Celtic’s record in the play-off is pretty good but they have never been straightforward affairs.

“The Champions League play-off games are special,” said Lustig, who has been a fine player on that stage. “Maybe the first rounds are a little bit easy but otherwise when you see last year, the year before that it’s been tight games all the way through.”

Lustig signed for Celtic in late 2011 and has played more than 400 games for the club. A new contact was agreed last season and the Swede can think of no better place to be.

“Even if we don’t reach the Champions League, I think I will still be quite happy as a Celtic player,” he said. “I have never been this long at a club before. The average for a player is maybe two to three years but no, I am grateful to be at such a big club as Celtic and I’ll be here a couple more years.

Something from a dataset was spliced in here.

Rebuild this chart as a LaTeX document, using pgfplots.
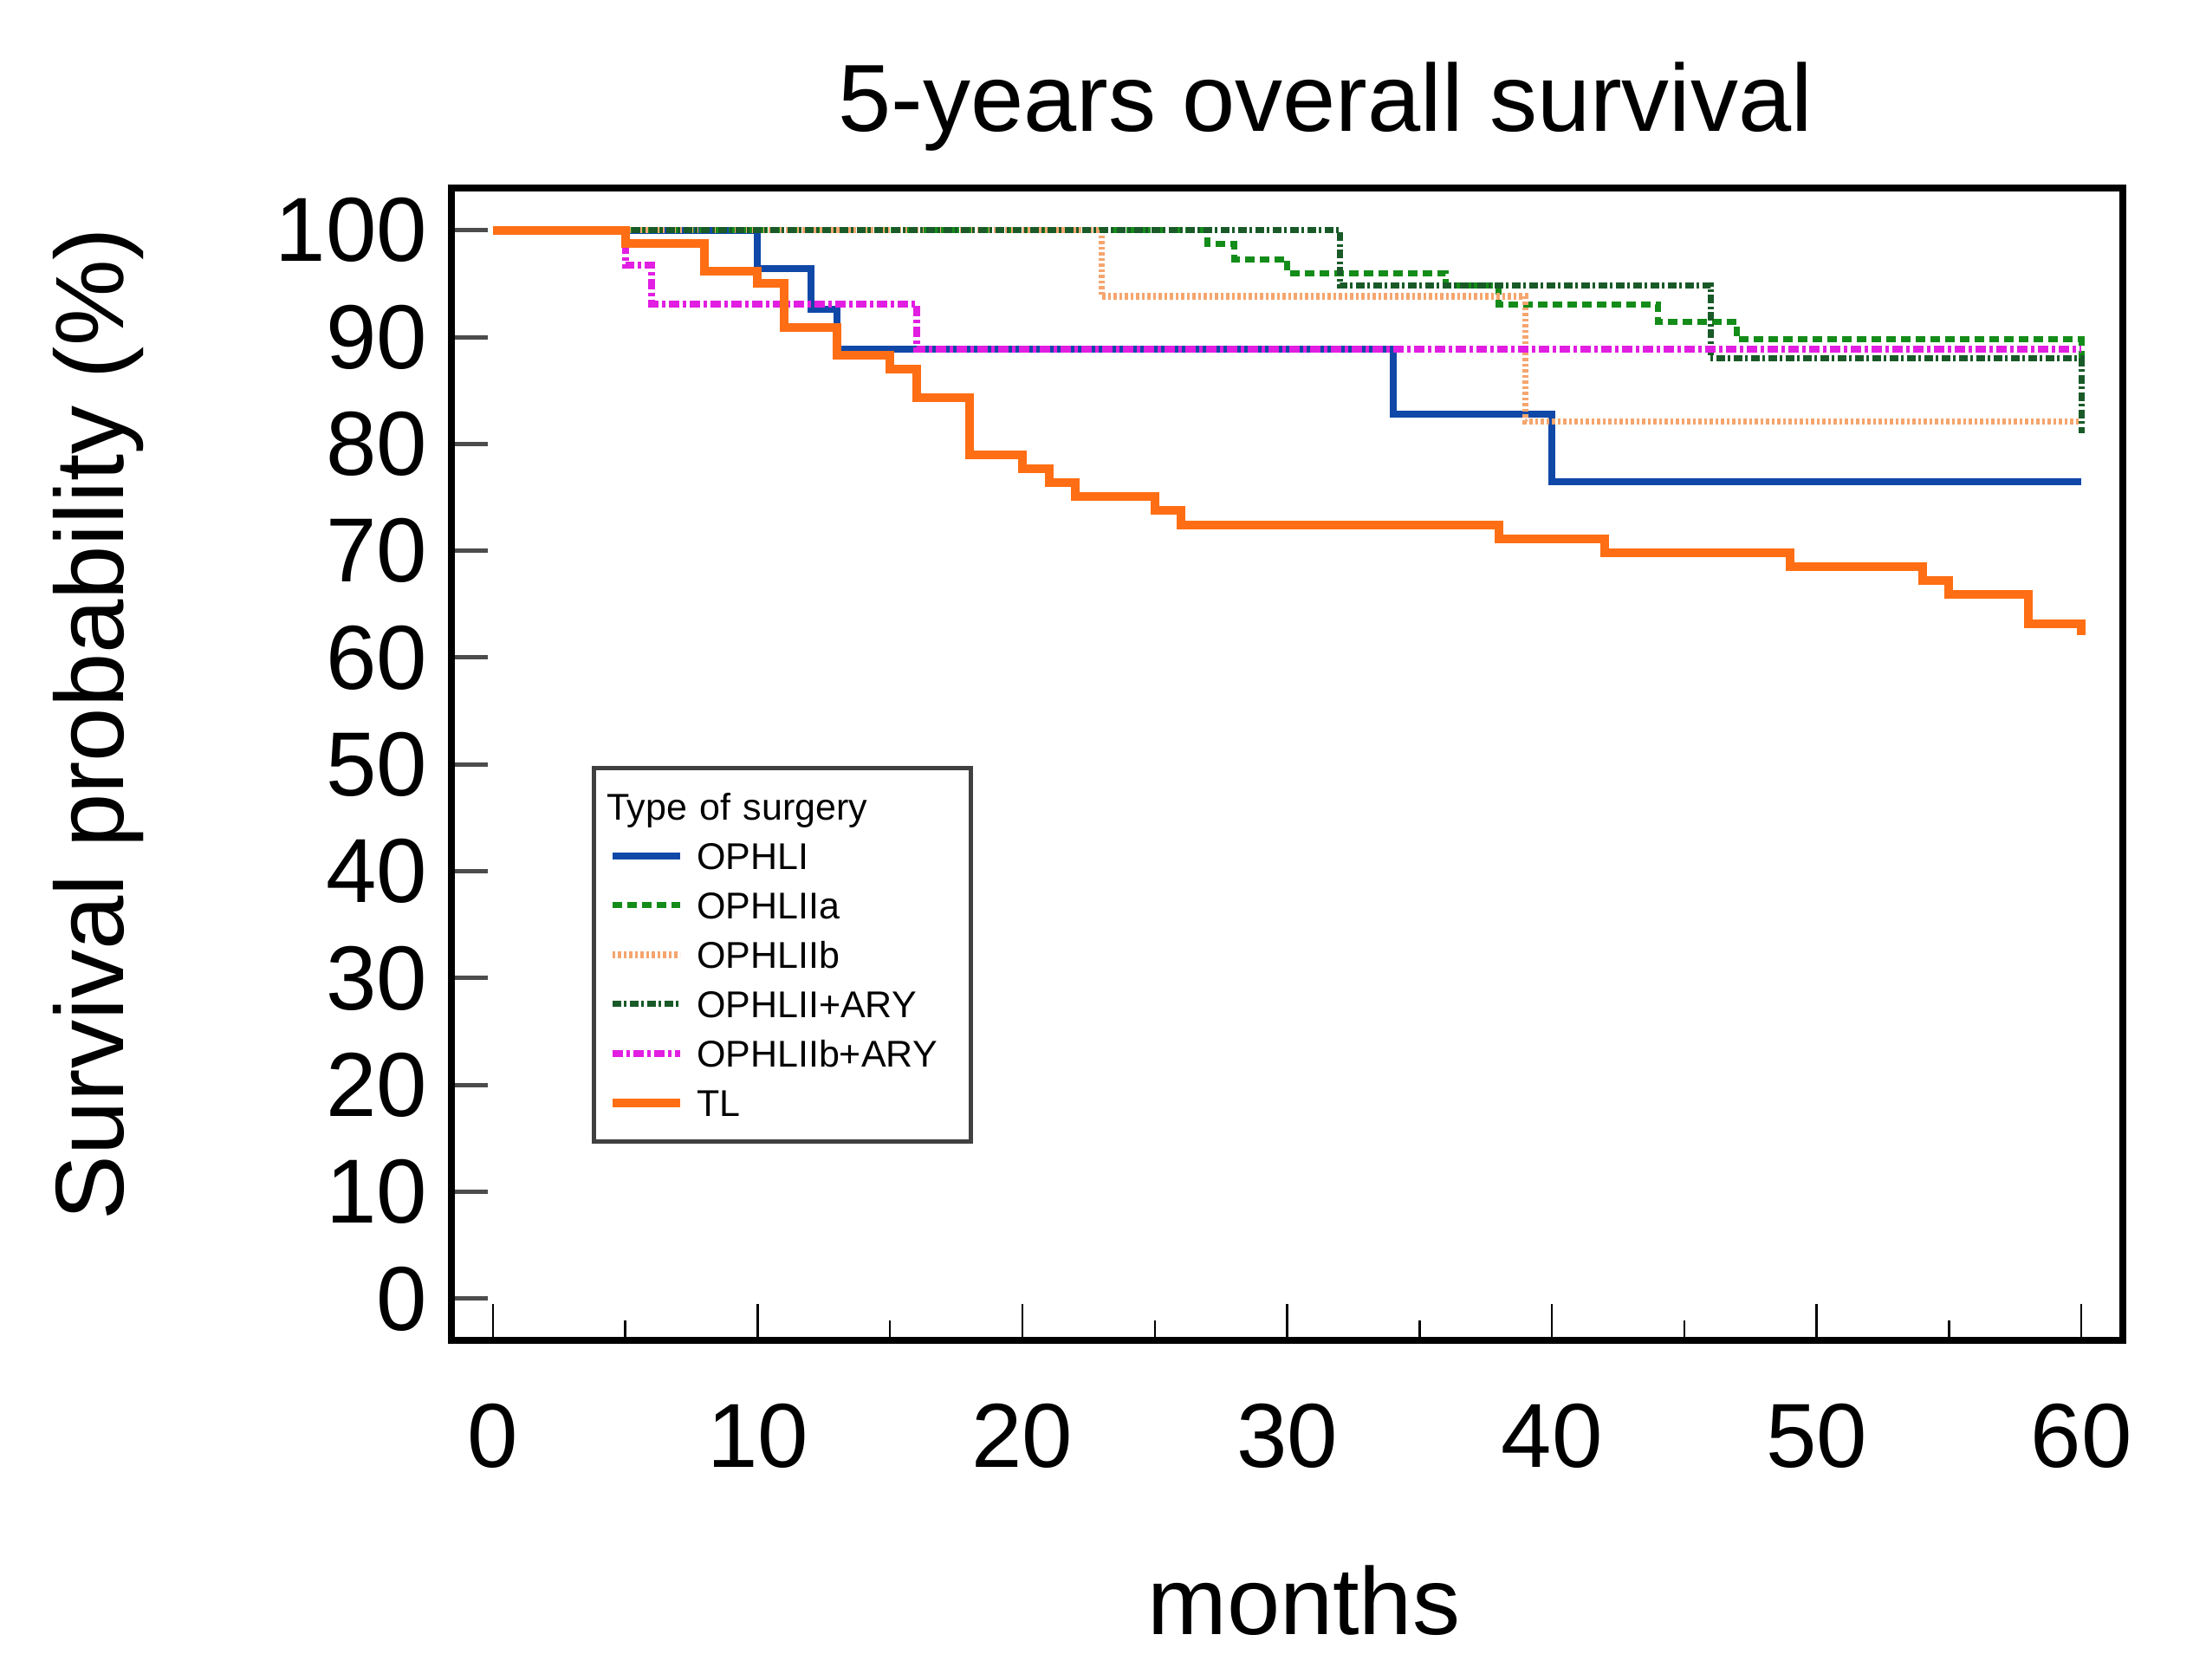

“From my perspective to be in such a massive club it is all I have dreamed of, to play Champions League, to play in front of 60,000 in the league and everything. It is quite easy why I want to stay.

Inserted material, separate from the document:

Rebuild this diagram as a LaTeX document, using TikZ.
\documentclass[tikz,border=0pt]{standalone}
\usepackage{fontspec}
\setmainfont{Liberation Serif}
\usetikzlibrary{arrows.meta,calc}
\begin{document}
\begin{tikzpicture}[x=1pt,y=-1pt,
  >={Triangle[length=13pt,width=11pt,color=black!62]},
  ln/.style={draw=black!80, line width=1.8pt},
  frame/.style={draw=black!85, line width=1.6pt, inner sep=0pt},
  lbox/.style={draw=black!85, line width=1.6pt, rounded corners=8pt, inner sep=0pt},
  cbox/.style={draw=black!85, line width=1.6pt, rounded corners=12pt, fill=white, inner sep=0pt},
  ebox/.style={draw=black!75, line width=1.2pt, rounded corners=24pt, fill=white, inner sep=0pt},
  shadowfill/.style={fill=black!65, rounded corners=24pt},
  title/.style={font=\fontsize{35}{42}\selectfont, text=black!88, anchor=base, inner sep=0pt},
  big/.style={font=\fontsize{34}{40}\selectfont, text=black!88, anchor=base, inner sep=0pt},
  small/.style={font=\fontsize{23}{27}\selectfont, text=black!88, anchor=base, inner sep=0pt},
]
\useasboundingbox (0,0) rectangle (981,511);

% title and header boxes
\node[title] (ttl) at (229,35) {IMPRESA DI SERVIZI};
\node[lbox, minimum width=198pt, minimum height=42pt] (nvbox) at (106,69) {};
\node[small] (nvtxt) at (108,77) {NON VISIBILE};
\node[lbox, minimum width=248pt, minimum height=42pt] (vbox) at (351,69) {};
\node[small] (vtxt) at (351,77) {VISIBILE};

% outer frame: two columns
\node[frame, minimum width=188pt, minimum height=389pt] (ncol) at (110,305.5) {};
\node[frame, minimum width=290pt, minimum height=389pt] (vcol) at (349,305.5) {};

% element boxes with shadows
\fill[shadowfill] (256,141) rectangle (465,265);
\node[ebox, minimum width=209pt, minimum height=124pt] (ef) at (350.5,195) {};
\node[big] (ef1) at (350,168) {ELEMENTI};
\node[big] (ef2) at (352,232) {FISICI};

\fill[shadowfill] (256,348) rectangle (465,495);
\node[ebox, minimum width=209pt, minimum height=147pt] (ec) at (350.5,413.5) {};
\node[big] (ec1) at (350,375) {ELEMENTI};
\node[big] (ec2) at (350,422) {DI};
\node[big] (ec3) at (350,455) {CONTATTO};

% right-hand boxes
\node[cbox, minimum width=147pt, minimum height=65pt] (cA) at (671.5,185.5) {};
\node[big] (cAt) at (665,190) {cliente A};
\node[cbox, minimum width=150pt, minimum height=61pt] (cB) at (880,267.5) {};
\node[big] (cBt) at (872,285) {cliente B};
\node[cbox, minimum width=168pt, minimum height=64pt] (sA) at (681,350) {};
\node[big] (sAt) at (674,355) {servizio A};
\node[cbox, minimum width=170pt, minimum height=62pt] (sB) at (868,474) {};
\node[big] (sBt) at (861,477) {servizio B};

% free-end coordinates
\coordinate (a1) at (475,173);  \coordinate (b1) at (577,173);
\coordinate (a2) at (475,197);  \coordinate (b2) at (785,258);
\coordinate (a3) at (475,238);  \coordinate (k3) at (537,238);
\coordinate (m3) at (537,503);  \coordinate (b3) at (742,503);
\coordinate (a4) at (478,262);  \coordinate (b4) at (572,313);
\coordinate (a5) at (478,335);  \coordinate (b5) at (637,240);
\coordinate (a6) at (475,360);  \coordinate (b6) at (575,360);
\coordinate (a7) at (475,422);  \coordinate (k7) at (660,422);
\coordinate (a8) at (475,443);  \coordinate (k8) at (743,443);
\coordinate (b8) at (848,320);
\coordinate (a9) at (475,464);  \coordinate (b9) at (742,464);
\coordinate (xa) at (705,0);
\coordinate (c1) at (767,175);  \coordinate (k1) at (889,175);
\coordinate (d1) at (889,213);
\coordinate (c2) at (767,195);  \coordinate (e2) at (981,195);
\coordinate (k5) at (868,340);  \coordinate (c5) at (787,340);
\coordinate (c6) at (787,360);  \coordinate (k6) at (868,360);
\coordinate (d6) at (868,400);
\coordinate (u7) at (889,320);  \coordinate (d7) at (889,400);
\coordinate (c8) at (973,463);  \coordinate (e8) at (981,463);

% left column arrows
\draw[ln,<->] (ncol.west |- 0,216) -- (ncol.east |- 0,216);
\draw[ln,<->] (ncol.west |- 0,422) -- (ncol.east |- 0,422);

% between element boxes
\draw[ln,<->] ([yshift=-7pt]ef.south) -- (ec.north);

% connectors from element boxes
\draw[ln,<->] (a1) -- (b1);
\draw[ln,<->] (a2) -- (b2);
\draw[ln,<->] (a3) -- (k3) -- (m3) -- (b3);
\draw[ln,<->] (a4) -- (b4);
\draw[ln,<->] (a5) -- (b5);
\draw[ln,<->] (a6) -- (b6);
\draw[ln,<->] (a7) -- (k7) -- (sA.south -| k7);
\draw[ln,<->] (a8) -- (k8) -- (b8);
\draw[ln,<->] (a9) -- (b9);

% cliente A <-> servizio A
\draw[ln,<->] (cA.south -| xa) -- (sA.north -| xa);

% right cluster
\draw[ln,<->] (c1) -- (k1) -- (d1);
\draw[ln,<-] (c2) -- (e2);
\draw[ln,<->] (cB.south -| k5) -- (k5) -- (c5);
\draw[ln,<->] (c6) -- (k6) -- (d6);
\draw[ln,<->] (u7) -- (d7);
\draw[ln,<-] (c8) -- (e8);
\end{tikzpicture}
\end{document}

“In football, if you are not good enough you will maybe just be here for one or two years, if you are really, really good you might go the other way. So, I am maybe somewhere in between!

“I have enjoyed every minute. Everything I dreamed of I have here at Celtic. I am happy. I have two more years to go here so I am not thinking about anything else.”

John Kennedy, the Celtic coach, only got to play in on play-off match because of his injuries and, as luck would have it, that chance came in Moscow when his dodgy knee was asked to twist and turn on an even dodgier surface.

That match came in 2007 against Spartak Moscow, a 1-1 first-leg draw which was a week later settled in Glasgow on a penalty shoot-out. The fact Kennedy risked his health says all you need to know about what the Champions League means to Celtic.

“There was a question mark over whether I was going to play because I’d had my knee injury and it was on astroturf,” recalled Kennedy.

“I remember Gordon Strachan asked me if I wanted to play and I told him of course I did because I couldn’t turn down an opportunity like that. I didn’t want to miss out on a game like that and in the end, it was the right decision because we qualified.

“Would I have played if it was another game? I probably would have because I missed enough football! But that shows the magnitude of these games, you know what it means to everyone.

“The players here know what it’s about and they know what it means to the club and to the fans. You have to block that out, though, and focus on the job in hand.”

One thing you can guarantee over both matches is that it’s going to be nervous. Unless Celtic, as they can do, score a couple of goals early on, it’s going to be edge of the seat stuff.

“It’s tense on the touchline, of course it is, it’s always tense in these games,” said Kennedy. “But what relaxes you is knowing you have done all the preparation, the players know their jobs and they are ready to carry them out.

“That is something the manager does very, very well. When the players step on the pitch, in Europe and in league games here, everyone knows what’s coming.

“I am improving all the time as a coach with him to learn from, he is the full package. You get some people who are field coaches and others who take a back seat and let others get on with it.

“But he does both sides, he knows how to deal with players and he’s first class on the field. In game management he’s excellent, if there is a problem he knows how to fix it instantly. He has been first class since he came in here.”